3 De v_atekor - 04/03/2015, 16:03
Typiquement, pour que le pouvoir arrête le pouvoir, il faut soumettre le pouvoir exécutif de la DGSI aux pouvoirs législatifs et judiciaires, ie avoir un contrôle des activités par l'assemblée, sans que ça ne dépende que du bon vouloir d'une poignée de personne dans les strates décisionnaires des différents services... C'est ce que s'est empressé de ne pas faire M. Obama, qui ne vaut que pays par pays (il faut rester vigilant aux niveaux internationaux) et surtout qui est complètement inopérant dans le domaine commercial, lorsque le (condamné) (client) utilisateur demande à son bourreau "Frappez moi", et confirme par un "J'aime"...
4 De l4rt1st - 05/03/2015, 14:29
Petite correction à apporter: dans la partie du 1 - Du logiciel libre, je remplacerais volontier "pour que nous en ayons le contrôle" par "pour en avoir le contrôle" ou "pour que nous puissions en avoir le contrôle", ça paraît moins bancal.
5 De Xavier Combelle - 11/03/2015, 14:07
@v_aketor "Le chiffrage, s'il est logique qu'il existe, devrait pouvoir rester faible."
En fait il n'y a que deux types de chiffrage.
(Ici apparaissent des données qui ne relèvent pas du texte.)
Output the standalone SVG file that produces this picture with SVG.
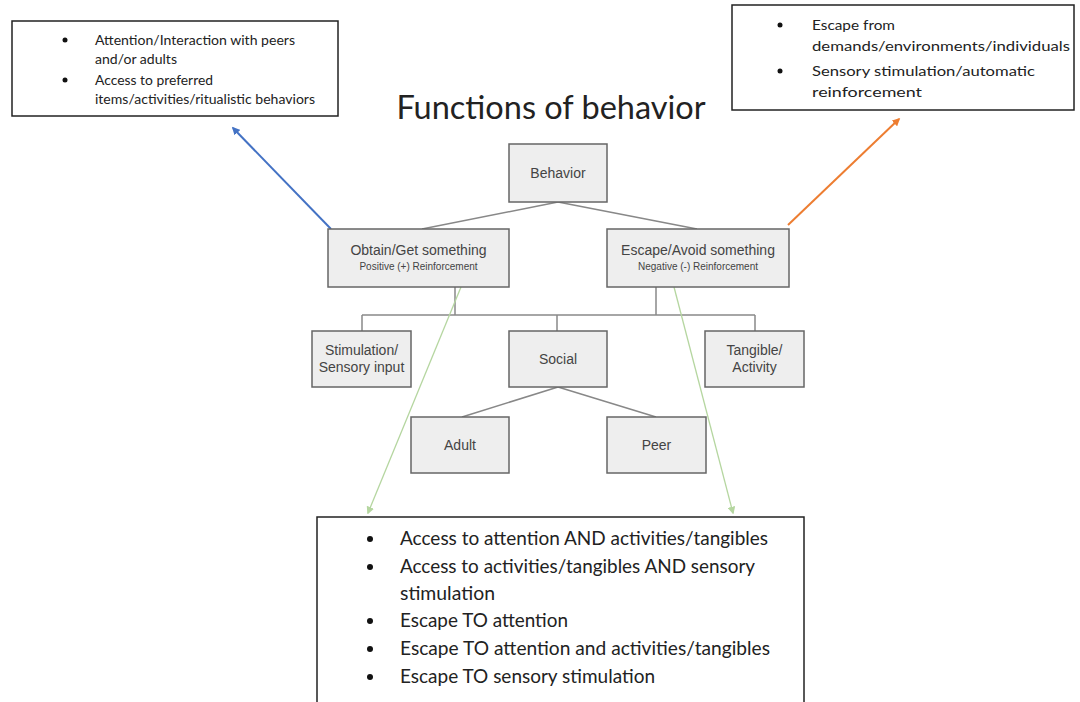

Le chiffrage fort et le texte clair.
Vouloir un chiffrage déchiffrable que par les gentils est utopique. (surtout que les gentils d'un jour peuvent devenir les méchants le lendemain)
6 De v_atekor - 21/03/2015, 20:55
@Xavier Combelle : Je suis d'accord avec toi. En réalité, le problème est mal posé. La question est plutôt :
Si une information chiffrée doit rester secrète plusieurs mois pour un état, mieux vaut la communiquer par un autre moyen qu'informatique.